Step 4. if the nipping continues see a trainer for some one on one classes. They cost less than you think & you'll need fewer than you think as the classes will be to train you to train your dog.

Step 5 that should probably be step 1. This is a dog not a human, they don't process break ups the same way. Yes dogs feel happy & sad, but they also live in the moment. Make sure you aren't projecting your feelings onto the dog & using it as an excuse to keep seeing an ex to the detriment of the dog.
posted by wwax at 8:31 AM on July 13, 2016 [7 favorites]

Best answer: Sounds from your description like your dog is fear-aggressive. That's the part when he tries to bite from behind after an encounter where you think he's fine.

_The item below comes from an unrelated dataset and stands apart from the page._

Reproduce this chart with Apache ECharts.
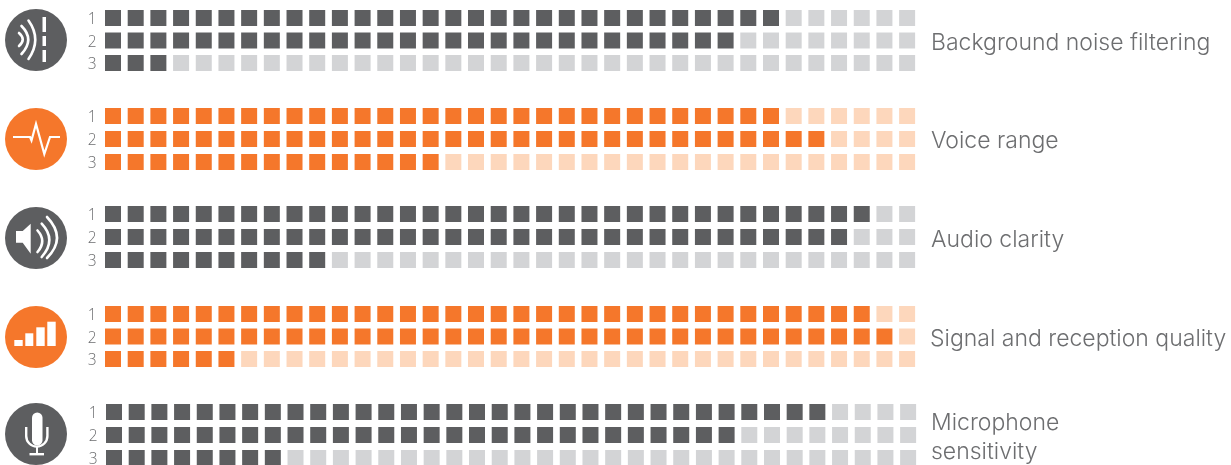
<!DOCTYPE html>
<html><head><meta charset="utf-8">
<style>html,body{margin:0;padding:0;background:#fff;overflow:hidden}#c{width:1231px;height:465px}</style>
<script src="https://cdn.jsdelivr.net/npm/echarts@6/dist/echarts.min.js"></script>
</head><body><div id="c"></div>
<script>
const columns = Array.from({length:36},(_,i)=>String(i+1));
const rowLabels = ['1','2','3'];
const featureNames = ['Background noise filtering','Voice range','Audio clarity','Signal and reception quality','Microphone\nsensitivity'];
const backgroundNoise = [30,28,3];
const voiceRange = [30,32,15];
const audioClarity = [34,33,10];
const signalQuality = [34,35,6];
const micSensitivity = [32,28,8];
const groupValues = [backgroundNoise,voiceRange,audioClarity,signalQuality,micSensitivity];

const DARK='#5d5e60',DARK_L='#d3d4d6',OR='#f5772b',OR_L='#fdd7bc',TXT='#6d6e70';
const gridTop=[18,116,214,314,412];
const gridH=[45,46,46,45,46];
const gridLeft=[101.66,101.66,101.66,101.66,102.66];
const circleY=[40,139,238,337,434];
const textY=[43,141,240,339,438];
const textX=[931,931,931,930,931];

const grids=[],xAxes=[],yAxes=[],series=[],graphic=[];
groupValues.forEach((vals,g)=>{
  const on=g%2===1?OR:DARK, off=g%2===1?OR_L:DARK_L;
  grids.push({left:gridLeft[g],top:gridTop[g],width:816.8,height:gridH[g],outerBoundsMode:'none',containLabel:false});
  xAxes.push({gridIndex:g,type:'category',data:columns,show:false});
  yAxes.push({gridIndex:g,type:'category',data:rowLabels,inverse:true,boundaryGap:false,
    axisLine:{show:false},axisTick:{show:false},splitLine:{show:false},
    axisLabel:{margin:5,formatter:'{n|{value}}',
      rich:{n:{color:TXT,fontFamily:'Open Sans',fontSize:15.5,fontWeight:300,padding:[4,0,0,0]}}}});
  const a=[],b=[];
  vals.forEach((n,r)=>columns.forEach((c,i)=>(i<n?a:b).push([i,r])));
  const mk=(d,col)=>({type:'scatter',xAxisIndex:g,yAxisIndex:g,data:d,symbol:'rect',symbolSize:16,clip:false,
    itemStyle:{color:col,opacity:1},silent:true,animation:false});
  series.push(mk(a,on),mk(b,off));
  graphic.push({type:'circle',silent:true,shape:{cx:36,cy:circleY[g],r:31},style:{fill:on}});
  graphic.push({type:'text',silent:true,x:textX[g],y:textY[g],style:{text:featureNames[g],fill:TXT,
    font:'300 23px Inter',lineHeight:29,textAlign:'left',textVerticalAlign:'middle',verticalAlign:'middle'}});
});
const sw={fill:'none',stroke:'#fff',lineCap:'round'};
const curve=(x1,y1,cx,cy,x2,y2)=>({type:'bezierCurve',silent:true,shape:{x1,y1,x2,y2,cpx1:cx,cpy1:cy},style:{...sw,lineWidth:2.6}});
const box=(x,y,width,height,r)=>({type:'rect',silent:true,shape:{x,y,width,height,r:r||0},style:{fill:'#fff'}});
const poly=points=>({type:'polygon',silent:true,shape:{points},style:{fill:'#fff'}});
const pline=(points,w,cap)=>({type:'polyline',silent:true,shape:{points},style:{fill:'none',stroke:'#fff',lineWidth:w,lineCap:cap||'butt',lineJoin:'miter'}});
graphic.push(
  curve(19,33,26.5,39.5,19,46),
  curve(21.5,26,35,39.5,21.5,54),
  curve(28.5,20.5,42,39.5,28.5,59),
  box(42.5,17,3.5,15),box(42.5,36,3.5,10),box(42.5,50,3.5,12),
  pline([[13,137],[30,137],[31.5,140.5],[36,124],[44.3,154],[50,137],[60,137]],2.2),
  poly([[16,231],[22.7,231],[30.7,223.7],[30.7,253.7],[22.7,242.7],[16,242.7]]),
  curve(37.5,230.5,47,241,37.5,252),
  curve(41.7,223.7,57,240,41.7,257),
  curve(47,217,67,238,47,258),
  box(14.3,340,8.4,6),box(25.3,333.3,8,12.7),box(36.3,327.3,8.4,18.7),box(47.3,321.7,8.4,24.3),
  box(32,412.5,10.5,33,5.2),
  pline([[26.2,427],[26.2,436]],2.4),pline([[47.4,427],[47.4,436]],2.4),
  {type:'arc',silent:true,shape:{cx:36.8,cy:436,r:10.6,startAngle:0,endAngle:Math.PI,clockwise:true},style:{fill:'none',stroke:'#fff',lineWidth:2.4}},
  box(36,447,2,6),box(29.5,453,14.5,2.4)
);
const chart=echarts.init(document.getElementById('c'),null,{renderer:'canvas'});
chart.setOption({animation:false,backgroundColor:'#fff',grid:grids,xAxis:xAxes,yAxis:yAxes,series,graphic:{elements:graphic}});
</script></body></html>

This dog needs more confidence, for a start. Of all the ways you can build confidence, an obedience class with an experienced trainer (NOT Petsmart, where you can become a "trainer" with near zero experience) is the quickest and the way where someone way more experienced than you can help to assess what's going on. Obedience trainers are almost never animal behaviorists (they are rare--I live in a metro area with over 1 million and there apparently aren't any here), but don't let that stop you. An experienced obedience trainer 1) is actually training YOU to train your dog and 2) has seen it all before and knows in general what wil work, and perhaps more importantly, what won't work.

Call your vet's office and ask for the name of the best obedience trainer(s) they can recommend. Get into the next class. Don't let your dog be around people until an experienced trainer has seen your dog and listened to you describe the reasons why you enrolled in class. Don't leave the first class without some understanding of how the first week's homework (perhaps tailored for your dog) might start to address some of these problems. Ask lots of questions!

And consider that making a dog, an animal that depends on routine, move back and forth between homes might actually be harmful. Three years old is when many dog breeds are just achieving mature adulthood. Please address this problem ASAP, or it will become the new normal
posted by ImproviseOrDie at 8:36 AM on July 13, 2016 [2 favorites]

Can you trade off where whoever has the kids doesn't have the dog? The one on one time might be necessary. I wouldn't put the dog just in one home because the kids visiting will be enough to set a dog like that off again, and a dog attacking one of the children while in your home can be used against you if you have a custody dispute.
posted by myselfasme at 11:17 AM on July 13, 2016

Is your dog a herding dog? Being upset at the dissipation of the flock and biting at ankles would both fit with that, so this might be a general anxiety issue rather than strictly a behavioral one. Anyway, n+1 on professional input.